You do not have to use a database for A2. It is good to get practice to use it for at least one later.

They’re not only important for large traditional data, but also used for example in building AI powered things that can look up actual data, using RAG (retrieival augmented generation) .

will we go over in class how to do the peer review?

No, the assignment has pretty detailed instructions but using office hours on Thursday is also a good thing to do if you need.

If that is all that’s left, your group could also come to mine on Friday.

can you go into more detail as to how the read_sql function works?

it sends the query to the database, the database executes it, fetches it and then pandas gets the results back and transforms them into a dataframe.

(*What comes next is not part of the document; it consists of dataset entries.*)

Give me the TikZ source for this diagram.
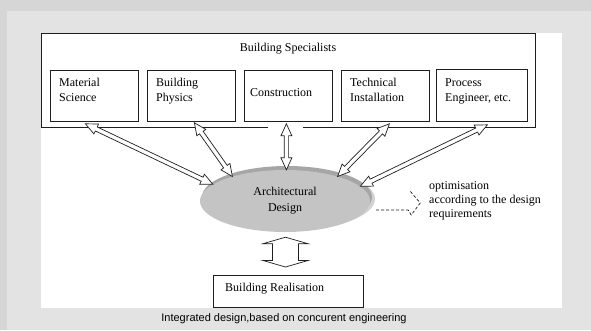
\documentclass[tikz,border=0pt]{standalone}
\usepackage{fontspec}
\setmainfont{Liberation Serif}
\newfontfamily\capfont{Liberation Sans}
\usetikzlibrary{calc,shapes.geometric}

\definecolor{bgdark}{HTML}{D6D6D6}
\definecolor{bglight}{HTML}{E3E3E3}
\definecolor{linec}{HTML}{1E1E1E}
\definecolor{ellfront}{HTML}{C4C4C4}
\definecolor{ellrim}{HTML}{A6A6A6}
\definecolor{ellglow}{HTML}{D2D2D2}

\tikzset{
  box/.style={draw=linec, line width=0.8pt, fill=white, inner sep=0pt, anchor=north west},
  lbl/.style={inner sep=0pt, align=left, font=\fontsize{12}{15}\selectfont, text=black},
  dbarrow/.style={draw=linec, line width=0.7pt, fill=white, line join=miter},
}

% double-headed hollow arrow: from, to, head length, head half width, shaft half width
\newcommand\dbarrowpath[5]{%
  \coordinate (dbA) at ($(#1)!#3!(#2)$);
  \coordinate (dbB) at ($(#2)!#3!(#1)$);
  \draw[dbarrow] (#1) -- ($(dbA)!#4!90:(#2)$) -- ($(dbA)!#5!90:(#2)$)
    -- ($(dbB)!#5!-90:(#1)$) -- ($(dbB)!#4!-90:(#1)$) -- (#2)
    -- ($(dbB)!#4!90:(#1)$) -- ($(dbB)!#5!90:(#1)$)
    -- ($(dbA)!#5!-90:(#2)$) -- ($(dbA)!#4!-90:(#2)$) -- cycle;
}

\begin{document}
\begin{tikzpicture}[x=1pt, y=-1pt]
\useasboundingbox (0,0) rectangle (591,330);

% backdrop
\fill[bgdark] (0,0) rectangle (591,330);
\fill[bglight] (7,11) rectangle (591,330);
\fill[white] (41,33) rectangle (562,308);

% specialists frame (bottom edge open where the central arrow passes)
\node[inner sep=0pt, minimum width=494, minimum height=94, anchor=north west] (spec) at (41,33) {};
\draw[linec, line width=0.8pt] ($(spec.south west)+(227,0)$) -- (spec.south west) -- (spec.north west)
  -- (spec.north east) -- (spec.south east) -- ($(spec.south west)+(262,0)$);
\node[lbl, anchor=base] (specT) at (288,51) {Building Specialists};

% specialist boxes
\node[box, minimum width=88, minimum height=51] (ms) at (50,70) {};
\node[box, minimum width=88, minimum height=51] (bp) at (147,70) {};
\node[box, minimum width=88, minimum height=51] (co) at (244,70) {};
\node[box, minimum width=88, minimum height=51] (ti) at (341,70) {};
\node[box, minimum width=91, minimum height=52] (pe) at (436,69) {};

% two-line labels: the base anchor sits on the last line
\node[lbl, anchor=base west] (msT) at (59,101) {Material\\Science};
\node[lbl, anchor=base west] (bpT) at (156,101) {Building\\Physics};
\node[lbl, anchor=base west] (coT) at (250,96) {Construction};
\node[lbl, anchor=base west] (tiT) at (350,101) {Technical\\Installation};
\node[lbl, anchor=base west] (peT) at (445,101) {Process\\Engineer, etc.};

% architectural design ellipse with its shading rim
\fill[ellglow] (290,199) ellipse [x radius=85, y radius=31];
\fill[ellrim] (287,197) ellipse [x radius=85, y radius=31];
\node[ellipse, fill=ellfront, inner sep=0pt, minimum width=170, minimum height=62,
      align=center, font=\fontsize{12}{16}\selectfont] (arch) at (285,201) {Architectural\\Design};

% arrow end points
\coordinate (msE) at ($(ms.south)+(-9,2)$);
\coordinate (bpE) at ($(bp.south)+(3,1)$);
\coordinate (coE) at ($(co.south)+(-2,2)$);
\coordinate (tiE) at ($(ti.south)+(4,2)$);
\coordinate (peE) at ($(pe.south)+(5.5,3)$);

\coordinate (aMs) at (arch.167);
\coordinate (aBp) at (arch.155);
\coordinate (aCo) at (coE |- arch.north);
\coordinate (aTi) at (arch.25);
\coordinate (aPe) at (arch.11);

\dbarrowpath{msE}{aMs}{12pt}{5.5pt}{2.2pt}
\dbarrowpath{bpE}{aBp}{12pt}{5.5pt}{2.2pt}
\dbarrowpath{coE}{aCo}{12pt}{5.5pt}{2.2pt}
\dbarrowpath{tiE}{aTi}{12pt}{5.5pt}{2.2pt}
\dbarrowpath{peE}{aPe}{12pt}{5.5pt}{2.2pt}

% realisation box and the wide arrow above it
\node[box, minimum width=150, minimum height=32] (rb) at (213,275) {};
\node[lbl, anchor=base west] (rbT) at (225,291) {Building Realisation};

\coordinate (bigTop) at ($(arch.south)+(0.5,5)$);
\coordinate (bigBot) at (bigTop |- 0,267);
\dbarrowpath{bigTop}{bigBot}{6.5pt}{22.5pt}{13pt}

% optimisation loop
\coordinate (optS) at ($(arch.east)+(6,9)$);
\draw[linec, line width=0.7pt, dash pattern=on 3pt off 2pt]
  (optS) -- ++(32,0) -- ++(3,5) -- ++(9,-12) -- ++(-11,-13);
\node[lbl, anchor=base west, font=\fontsize{12}{14}\selectfont] (opt) at (429,217)
  {optimisation\\according to the design\\requirements};

% caption
\node[inner sep=0pt, anchor=base, font=\capfont\fontsize{11}{13}\selectfont] (cap) at (284,321)
  {Integrated design,based on concurent engineering};
\end{tikzpicture}
\end{document}
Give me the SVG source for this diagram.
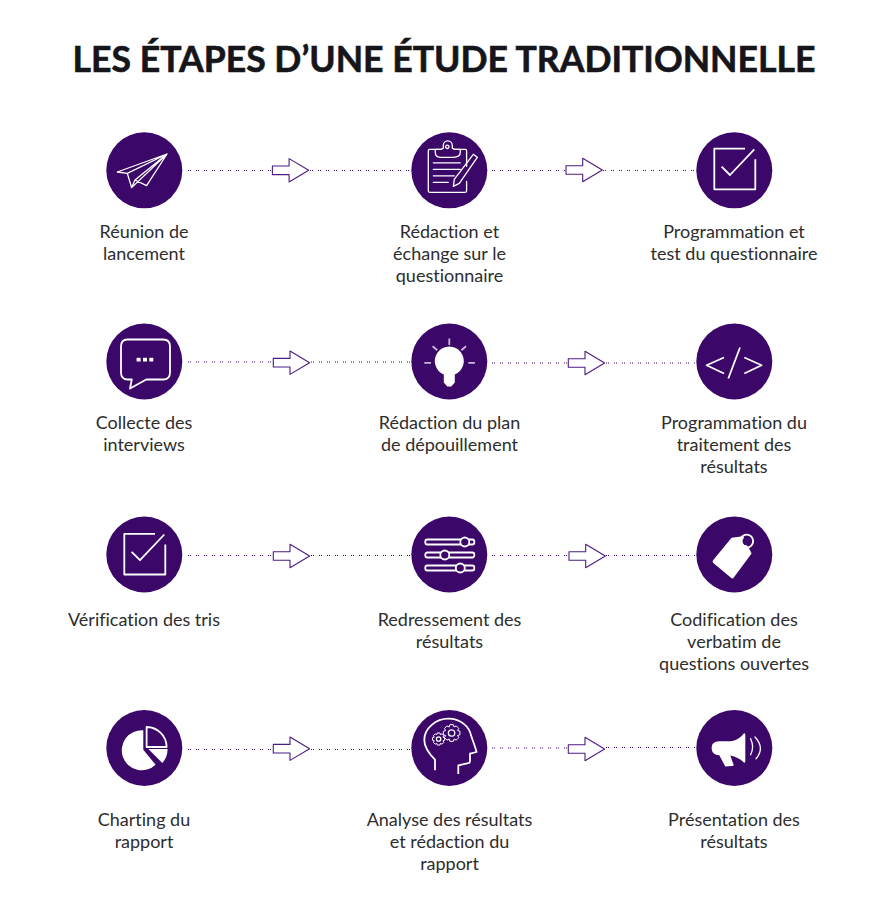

the user guide has more detail with links to database docs too.

what do you suggest we do if we miss a line of code that’s important and want to see it again?

let me know on prismia asap so that I can send it (or raise your hand! )

If you fall behind, check prismia to see if I sent the code and if not, message \:rewind: if you press tab after it will show as ⏪ or just ‘need help’ or ‘code please’

so you could have multiple connections by naming them like nba_connection etc

yes!

How did this all work?

the database itself is saved to the local computer, then the conn variable connected the python interpretter (in the jupyter lab) to the database and then we sent queries to the database that executed them and sent the data back to Python.

What would happen of you do not do conn.close()? Would resetting your computer/kernal give you the same result?

Restarting the computer definitely yes.

Resetting the kernel, I’m not sure but I suspect yes.

Stopping the Python interpretter, I think yes also.

I would need to look up the precise ways that the garbage collection and shutdowns happen to be sure.

It is definitely better to close it when you are done though!